Both of the projects that will be pitched this weekend have been collaborative efforts. Joseph's hop project was envisioned and pitched by students in a Facilities Management class several years ago, but wasn't able to be sustained after they graduated and moved in different career directions. Joseph took up the reins this year at Gorham's suggestion. McNamee, who isn't a member of the Sustainable Ventures program but has been working closely with Gorham and Hills, along with other students and faculty, on the down project since she was recruited by Gorham to pitch it at a competition in Indianapolis last year.
"When I first got asked to work on the project, I never thought we would be where we are today. Without the help of Jeb and Stacey, I would never have the confidence in my ability to pitch to potential investors and business executives. It is an amazing opportunity, and I cannot wait to represent SVC again in another major competition."

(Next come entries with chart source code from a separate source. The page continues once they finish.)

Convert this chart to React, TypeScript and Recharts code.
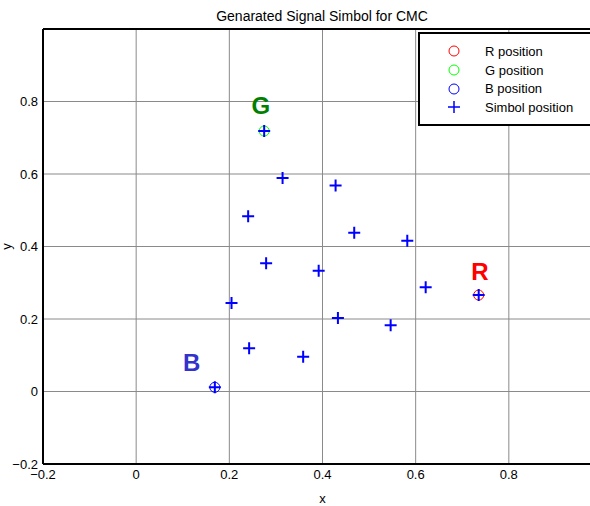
import React from "react";
import {
  ScatterChart,
  Scatter,
  XAxis,
  YAxis,
  CartesianGrid,
  ReferenceLine,
  Label,
} from "recharts";

// axis ticks
const X_TICKS = [-0.2, 0, 0.2, 0.4, 0.6, 0.8];
const Y_TICKS = [-0.2, 0, 0.2, 0.4, 0.6, 0.8];

// reference positions
const R_POS = { x: 0.7353, y: 0.266 };
const G_POS = { x: 0.2748, y: 0.7186 };
const B_POS = { x: 0.1689, y: 0.0116 };

// symbol positions
const SYMBOL_X = [
  0.2748, 0.3143, 0.4281, 0.2404, 0.4681, 0.582, 0.279, 0.3918,
  0.2047, 0.6215, 0.7353, 0.4331, 0.5463, 0.2425, 0.3585, 0.1689,
];
const SYMBOL_Y = [
  0.7186, 0.589, 0.568, 0.4836, 0.438, 0.416, 0.3537, 0.333,
  0.244, 0.2874, 0.266, 0.2028, 0.1826, 0.119, 0.096, 0.0116,
];

// big letters near the reference points
const LETTERS = ["R", "G", "B"];
const LETTER_X = [0.738, 0.2677, 0.1194];
const LETTER_Y = [0.3324, 0.7876, 0.08];
const LETTER_COLORS = ["#ff0000", "#008000", "#3333cc"];

const LEGEND_ITEMS = [
  { name: "R position", kind: "circle", color: "#ff0000" },
  { name: "G position", kind: "circle", color: "#00ff00" },
  { name: "B position", kind: "circle", color: "#0000ff" },
  { name: "Simbol position", kind: "cross", color: "#0000ff" },
];

const FONT = "'Liberation Sans', Arial, sans-serif";

const symbols = SYMBOL_X.map((x, i) => ({ x, y: SYMBOL_Y[i] }));
const letters = LETTERS.map((t, i) => ({
  x: LETTER_X[i],
  y: LETTER_Y[i],
  text: t,
  color: LETTER_COLORS[i],
}));

const fmt = (v: number) => String(v).replace("-", "\u2212");

const ring = (color: string) => (props: any) => (
  <circle cx={props.cx} cy={props.cy} r={5} fill="none" stroke={color} strokeWidth={1} />
);

const CrossShape = (props: any) => {
  const { cx, cy } = props;
  return (
    <path
      d={`M${cx - 6},${cy}H${cx + 6}M${cx},${cy - 6}V${cy + 6}`}
      stroke="#0000ff"
      strokeWidth={2}
      fill="none"
    />
  );
};

const LetterShape = (props: any) => (
  <text
    x={props.cx}
    y={props.cy}
    textAnchor="middle"
    dominantBaseline="central"
    fontFamily={FONT}
    fontWeight="bold"
    fontSize={24}
    fill={props.payload.color}
  >
    {props.payload.text}
  </text>
);

// rotated y label at the far left, like the original
const YLabel = (props: any) => {
  const vb = props.viewBox || {};
  const cx = 6;
  const cy = (vb.y ?? 0) + (vb.height ?? 0) / 2;
  return (
    <text
      x={cx}
      y={cy}
      transform={`rotate(-90, ${cx}, ${cy})`}
      textAnchor="middle"
      dominantBaseline="central"
      fontFamily={FONT}
      fontSize={13}
      fill="#000"
    >
      y
    </text>
  );
};

function LegendBox() {
  return (
    <div
      style={{
        position: "absolute",
        left: 418,
        top: 32,
        width: 200,
        height: 82,
        border: "2px solid #000",
        background: "#fff",
        paddingTop: 8,
        boxSizing: "content-box",
        fontFamily: FONT,
        fontSize: 13,
        color: "#000",
        zIndex: 2,
      }}
    >
      {LEGEND_ITEMS.map((item) => (
        <div key={item.name} style={{ height: 18.7, display: "flex", alignItems: "center" }}>
          <svg width={62} height={16} style={{ flex: "none" }}>
            {item.kind === "circle" ? (
              <circle cx={34} cy={8} r={5} fill="none" stroke={item.color} strokeWidth={1} />
            ) : (
              <path d="M28,8H40M34,2V14" stroke={item.color} strokeWidth={1.5} />
            )}
          </svg>
          <span style={{ marginLeft: 3 }}>{item.name}</span>
        </div>
      ))}
    </div>
  );
}

export default function App() {
  return (
    <div
      style={{
        position: "absolute",
        left: 0,
        top: 0,
        width: 590,
        height: 506,
        overflow: "hidden",
        background: "#fff",
      }}
    >
      <div
        style={{
          position: "absolute",
          left: 322,
          top: 8,
          transform: "translateX(-50%)",
          whiteSpace: "nowrap",
          fontFamily: FONT,
          fontSize: 14,
          lineHeight: "17px",
          zIndex: 2,
        }}
      >
        Genarated Signal Simbol for CMC
      </div>
      <ScatterChart width={620} height={506} margin={{ top: 29, right: 18, bottom: 0, left: 0 }}>
        <CartesianGrid stroke="#8a8a8a" strokeWidth={1} />
        <XAxis
          type="number"
          dataKey="x"
          domain={[-0.2, 1.0]}
          ticks={X_TICKS}
          allowDataOverflow
          height={42}
          tickLine={false}
          tickSize={4}
          tickMargin={2}
          tickFormatter={fmt}
          axisLine={{ stroke: "#000", strokeWidth: 2 }}
          tick={{ fill: "#000", fontSize: 13, fontFamily: FONT }}
        >
          <Label value="x" position="insideBottom" offset={3} fill="#000" fontSize={13} fontFamily={FONT} />
        </XAxis>
        <YAxis
          type="number"
          dataKey="y"
          domain={[-0.2, 1.0]}
          ticks={Y_TICKS}
          allowDataOverflow
          width={43}
          tickLine={false}
          tickSize={4}
          tickMargin={1}
          tickFormatter={fmt}
          axisLine={{ stroke: "#000", strokeWidth: 2 }}
          tick={{ fill: "#000", fontSize: 13, fontFamily: FONT }}
        >
          <Label content={YLabel} />
        </YAxis>
        <ReferenceLine y={1.0} stroke="#000" strokeWidth={2} />
        <Scatter name="R position" data={[R_POS]} shape={ring("#ff0000")} isAnimationActive={false} />
        <Scatter name="G position" data={[G_POS]} shape={ring("#00ff00")} isAnimationActive={false} />
        <Scatter name="B position" data={[B_POS]} shape={ring("#0000ff")} isAnimationActive={false} />
        <Scatter name="Simbol position" data={symbols} shape={CrossShape} isAnimationActive={false} />
        <Scatter name="labels" data={letters} shape={LetterShape} isAnimationActive={false} />
      </ScatterChart>
      <LegendBox />
    </div>
  );
}
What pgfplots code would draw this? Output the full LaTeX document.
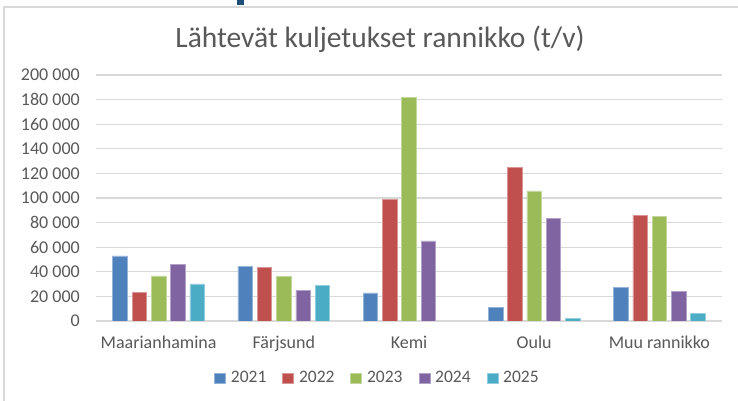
\documentclass[border=0pt]{standalone}
\usepackage{pgfplots}
\pgfplotsset{compat=1.18}
\usepackage{fontspec}
\setmainfont{Carlito}
\definecolor{c1}{HTML}{4F81BD}
\definecolor{c2}{HTML}{C0504D}
\definecolor{c3}{HTML}{9BBB59}
\definecolor{c4}{HTML}{8064A2}
\definecolor{c5}{HTML}{4BACC6}
\definecolor{txt}{HTML}{595959}
\definecolor{gridc}{HTML}{D9D9D9}
\definecolor{dblue}{HTML}{1F4E79}
\begin{document}
\begin{tikzpicture}
\useasboundingbox (0bp,0bp) rectangle (738bp,401bp);
\fill[white] (0bp,0bp) rectangle (738bp,401bp);
\draw[gridc, line width=1.5bp] (4bp,0bp) -- (4bp,394bp) -- (738bp,394bp);
\fill[dblue] (237bp,396bp) rectangle (244bp,401bp);
\begin{axis}[
  at={(96bp,80bp)}, anchor=south west,
  scale only axis, width=626bp, height=246bp,
  ymin=0, ymax=200000, xmin=-0.5, xmax=4.5,
  scaled y ticks=false,
  ytick={0,20000,40000,60000,80000,100000,120000,140000,160000,180000,200000},
  yticklabels={0,20~000,40~000,60~000,80~000,100~000,120~000,140~000,160~000,180~000,200~000},
  xtick={0,1,2,3,4},
  xticklabels={Maarianhamina,Färjsund,Kemi,Oulu,Muu rannikko},
  major tick length=0pt,
  axis line style={draw=none},
  ymajorgrids, grid style={gridc, line width=1.2bp},
  ybar=4.8bp, bar width=14.5bp,
  tick label style={font=\fontsize{18bp}{20bp}\selectfont, text=txt},
  yticklabel style={anchor=east, inner sep=0pt, xshift=-16bp},
  xticklabel style={anchor=base, inner sep=0pt, yshift=-28bp},
  title={Lähtevät kuljetukset rannikko (t/v)},
  title style={at={(0.4537,1.12)}, anchor=center, font=\fontsize{29.5bp}{31bp}\selectfont, text=txt},
  legend columns=5,
  legend style={at={(0.4497,-0.2317)}, anchor=center, draw=none, fill=none,
    font=\fontsize{17.5bp}{19bp}\selectfont, text=txt,
    /tikz/every odd column/.append style={column sep=3bp},
    /tikz/every even column/.append style={column sep=14bp}},
  legend image code/.code={\fill[#1] (0bp,-5bp) rectangle (11bp,5bp);},
]
\addplot[fill=c1, draw=c1!60!white, line width=0.6bp] coordinates {(0,52900) (1,44700) (2,22800) (3,10900) (4,27600)};
\addplot[fill=c2, draw=c2!60!white, line width=0.6bp] coordinates {(0,23300) (1,43800) (2,98900) (3,125000) (4,86100)};
\addplot[fill=c3, draw=c3!60!white, line width=0.6bp] coordinates {(0,36700) (1,36400) (2,181500) (3,105700) (4,85000)};
\addplot[fill=c4, draw=c4!60!white, line width=0.6bp] coordinates {(0,45800) (1,24900) (2,65200) (3,83600) (4,23800)};
\addplot[fill=c5, draw=c5!60!white, line width=0.6bp] coordinates {(0,30100) (1,28800) (3,1900) (4,6000)};
\legend{2021,2022,2023,2024,2025}
\end{axis}
\end{tikzpicture}
\end{document}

McNamee said that her biggest takeaway from the Indianapolis competition was the importance of confidence, but stressed that this weekend's pitch was entirely different, in that she had six minutes and a partner to help make her pitch last year.

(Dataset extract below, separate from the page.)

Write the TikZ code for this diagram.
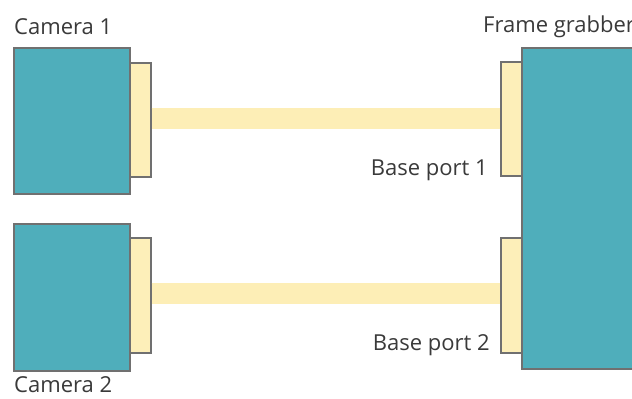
\documentclass[tikz,border=0pt]{standalone}
\usepackage{fontspec}
\setmainfont{Open Sans}
\definecolor{teal}{HTML}{4FAEBB}
\definecolor{port}{HTML}{FDEFB9}
\definecolor{cablecol}{HTML}{FDEEB6}
\definecolor{edge}{HTML}{707070}
\definecolor{txt}{HTML}{3A3A3A}
\begin{document}
\begin{tikzpicture}[x=1pt,y=-1pt,
  box/.style={draw=edge,line width=1.3pt,fill=teal,inner sep=0,minimum width=116pt},
  portbox/.style={draw=edge,line width=1.3pt,fill=port,inner sep=0,minimum width=21pt},
  cable/.style={draw=cablecol,line width=21pt},
  lbl/.style={font=\fontsize{22}{26}\selectfont,text=txt,inner sep=0}]
\useasboundingbox (0,0) rectangle (632,399);
\clip (0,0) rectangle (632,399);
\fill[white] (0,0) rectangle (632,399);
\node[box,minimum height=146pt] (cam1) at (72,121) {};
\node[box,minimum height=147pt] (cam2) at (72,297.5) {};
\node[box,minimum width=178pt,minimum height=321pt] (fg) at (611,208.5) {};
\node[portbox,minimum height=114pt] (cp1) at (140.5,120) {};
\node[portbox,minimum height=115pt] (cp2) at (140.5,295.5) {};
\node[portbox,minimum height=114pt] (fp1) at (511.5,119) {};
\node[portbox,minimum height=115pt] (fp2) at (511.5,295.5) {};
\draw[cable] ([yshift=1.5pt]cp1.east) -- ([yshift=0.5pt]fp1.west);
\draw[cable] ([yshift=2pt]cp2.east) -- ([yshift=2pt]fp2.west);
\node[lbl,anchor=west] (l1) at (14,27) {Camera 1};
\node[lbl,anchor=west] (l2) at (14,385) {Camera 2};
\node[lbl,anchor=west] (l3) at (483,27) {Frame grabber};
\node[lbl,anchor=east] (l4) at (488,170) {Base port 1};
\node[lbl,anchor=east] (l5) at (490,345) {Base port 2};
\end{tikzpicture}
\end{document}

Joseph has never attended a competition like this before, but said that his time working in the admissions office and giving campus tours has made him comfortable interacting with complete strangers. "I'm nervous, but I think I'll be fine," he said.
Both students have been practicing their pitches at every opportunity. "We have the pitches down," said Joseph. "Every class I pitch it about five times. Its just repetition at this point."
Gorham said that the 15 students in the program are all familiar with each other's projects and are constantly helping each other improve. Beyond that, the help of other faculty, alumni, and community members has also been enlisted along the way. Gorham said that the students ventures are constantly being honed, every week, because of new ideas or information, or charges to the broader market.
William Gardner of Madison's Brewing Company, who also operates HopRidge Farms in Johnsonville, New York, has been an advisor on the hop project, which has also received input from Jen Kimmich of Alchemist Brewing in Stowe. Meridy Capella of Evergreen Alterations in Bennington helped to provide McNamee with a prototype jacket. "We're constantly bringing in new people to talk with," said Gorham.
Last year's winners in the for-profit division were Fiona Kalensky from the University of Illinois at Urbana-Champaign (enrollment 44,000), George Daniel from the University of Minnesota (enrollment 51,000), and Amanda Chan from the University of Waterloo in Canada (enrollment 37,000). While SVC (enrollment 400) doesn't have the student body or financial resources of these larger schools, their two representatives will aim to show this weekend that small schools can still produce big ideas.